What is required here is an Involve capability so as to be able to Grasp what is being talked about (VII; C-105), an Involve capability such as that [only partially] illustrated for “mind” by this mapping set of eight.)

Linguistic technology, employing hypostatization on behavioral conditions IN and OF consequence in order to use cognition’s inside-outside relation (X) for descriptive purposes – and relying on (attributed) identification and location to trigger step taking, has given us a weak Grasp for problem solving … not to mention rigid instructional methods (0:Sp) and unending “definition” problems (0:Ps) in furtherance of this technological adoption and usage. How good a mapping capability are we furnished by that? Don’t we need a mapping capability for problem solving (App. XIX) that could give us the Involve that we need by which to Grasp?

Where to go from here? Clearly to review the needed functionality (i.e., C-110: What is called for) in light of the Nature of Things’ general persisting conditions (partial order, consequentiality and discontinuity) and the requisites and imperatives for behavioral entities which follow as principles (III) … and then design more relevant technologies.

This is also a matter of investments (App. XIII). And see C-116 re “brain mapping” – i.e., body (B-) mapping. Mind mapping demands commensurate step (S-) mapping capability.
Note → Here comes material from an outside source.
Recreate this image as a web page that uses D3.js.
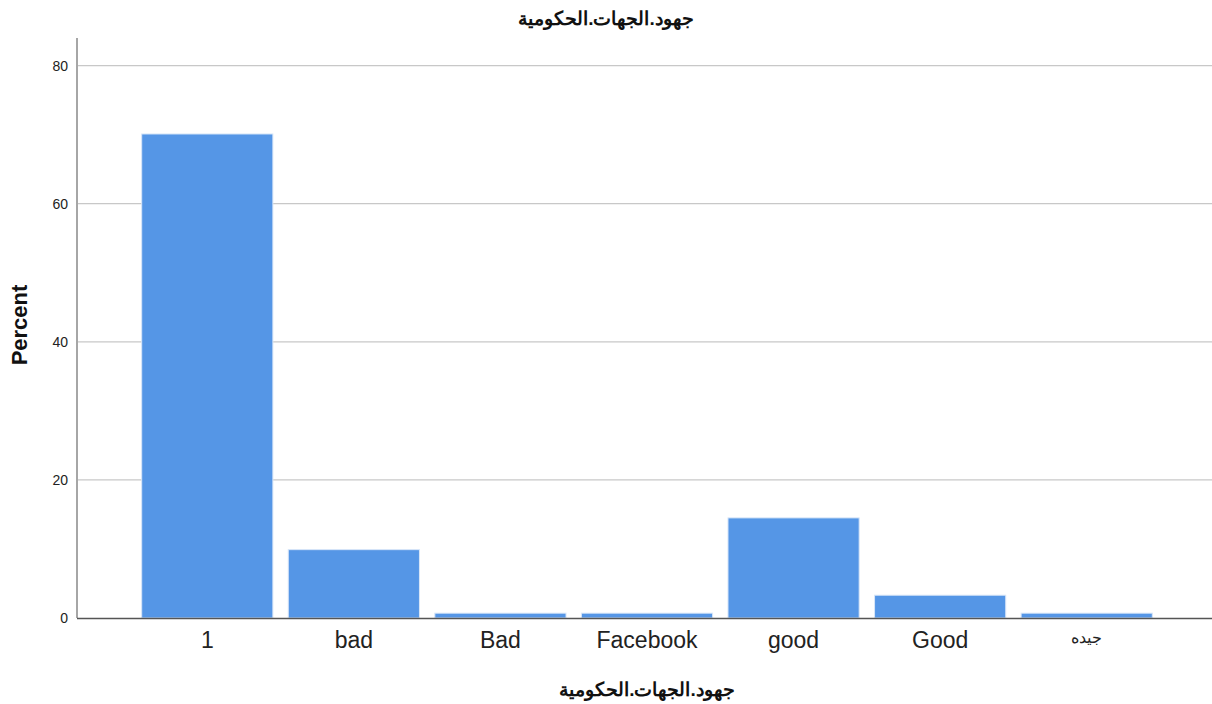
<!DOCTYPE html>
<html><head><meta charset="utf-8">
<script src="https://cdn.jsdelivr.net/npm/d3@7"></script>
<style>body{margin:0;background:#fff}svg{display:block;font-family:"Liberation Sans",Arial,sans-serif}</style>
</head><body>
<svg id="c" width="1212" height="704"></svg>
<script>
const categories = ["1", "bad", "Bad", "Facebook", "good", "Good", "جيده"];
const percents = [70.1, 9.9, 0.7, 0.7, 14.5, 3.3, 0.7];
const yTicks = [0, 20, 40, 60, 80];
const chartTitle = "جهود.الجهات.الحكومية";
const xTitle = "جهود.الجهات.الحكومية";
const yTitle = "Percent";

const svg = d3.select("#c");
const x = d3.scaleBand().domain(categories).range([134, 1160]).paddingInner(0.105).paddingOuter(0.0525);
const y = d3.scaleLinear().domain([0, 84]).range([618, 38]);

// gridlines
svg.append("g").selectAll("line").data(yTicks.filter(d => d > 0)).join("line")
  .attr("x1", 78).attr("x2", 1212)
  .attr("y1", d => y(d)).attr("y2", d => y(d))
  .attr("stroke", "#c8c8c8").attr("stroke-width", 1.3);

// y axis
const ya = svg.append("g").attr("transform", "translate(77,0)")
  .call(d3.axisLeft(y).tickValues(yTicks).tickSize(0).tickPadding(9));
ya.select(".domain").remove();
ya.selectAll("text").attr("font-size", 14).attr("fill", "#222").attr("font-family", "Liberation Sans, Arial, sans-serif");
svg.append("line").attr("x1", 77).attr("x2", 77).attr("y1", 38).attr("y2", 618)
  .attr("stroke", "#888").attr("stroke-width", 1.5);

// bars
svg.append("g").selectAll("rect").data(categories).join("rect")
  .attr("x", d => x(d)).attr("width", x.bandwidth())
  .attr("y", (d, i) => y(percents[i]))
  .attr("height", (d, i) => y(0) - y(percents[i]))
  .attr("fill", "#5596e6").attr("stroke", "#d8e6f8").attr("stroke-width", 1);

// baseline
svg.append("line").attr("x1", 77).attr("x2", 1212).attr("y1", 618.5).attr("y2", 618.5)
  .attr("stroke", "#555").attr("stroke-width", 1.3);

// x axis labels
const xa = svg.append("g").attr("transform", "translate(0,618)")
  .call(d3.axisBottom(x).tickSize(0).tickPadding(14));
xa.select(".domain").remove();
xa.selectAll("text").attr("font-size", d => /^[\u0600-\u06FF]+$/.test(d) ? 16 : 23)
  .attr("fill", "#222").attr("font-family", "Liberation Sans, Arial, sans-serif");

// titles
svg.append("text").attr("x", 606).attr("y", 25).attr("text-anchor", "middle")
  .attr("font-size", 19).attr("font-weight", "bold").attr("fill", "#111").text(chartTitle);
svg.append("text").attr("x", 647).attr("y", 696).attr("text-anchor", "middle")
  .attr("font-size", 19).attr("font-weight", "bold").attr("fill", "#111").text(xTitle);
svg.append("text").attr("transform", "translate(27,325) rotate(-90)").attr("text-anchor", "middle")
  .attr("font-size", 22).attr("font-weight", "bold").attr("fill", "#111").text(yTitle);
</script>
</body></html>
*Take the relationship of an observer, P, to an observed, x, as the salience relationship (P:x) comprising that person’s experience, past-into-present, with this focus of attention. Now consider that processes of valuation and (realization’s) composition (C-107, C-111) both require dealing with the pertinence relationship between or among at least two foci of attention: P:x1,x2. This is cognition and not merely recognition, at work. (The salience relationship does, however, often contain cognitive aspects. Some relating, using relations [X], may have been going on to produce or help produce the salience relationship.) Note also the case when one of the x’s is another P, as in P:x,P (e.g. “seeing ourselves as others see us”). And given that to grasp one must involve (VII), P:x is, at best, a special case once CEM-history has advanced in minding development. “Stimulus-response,” however modified (e.g., “mediated”), is too much a loose, summary concept and not enough a firm theoretical Grasp of behavior. And “objectivity” comes across as a risky minding strategy and not just ironic, as here.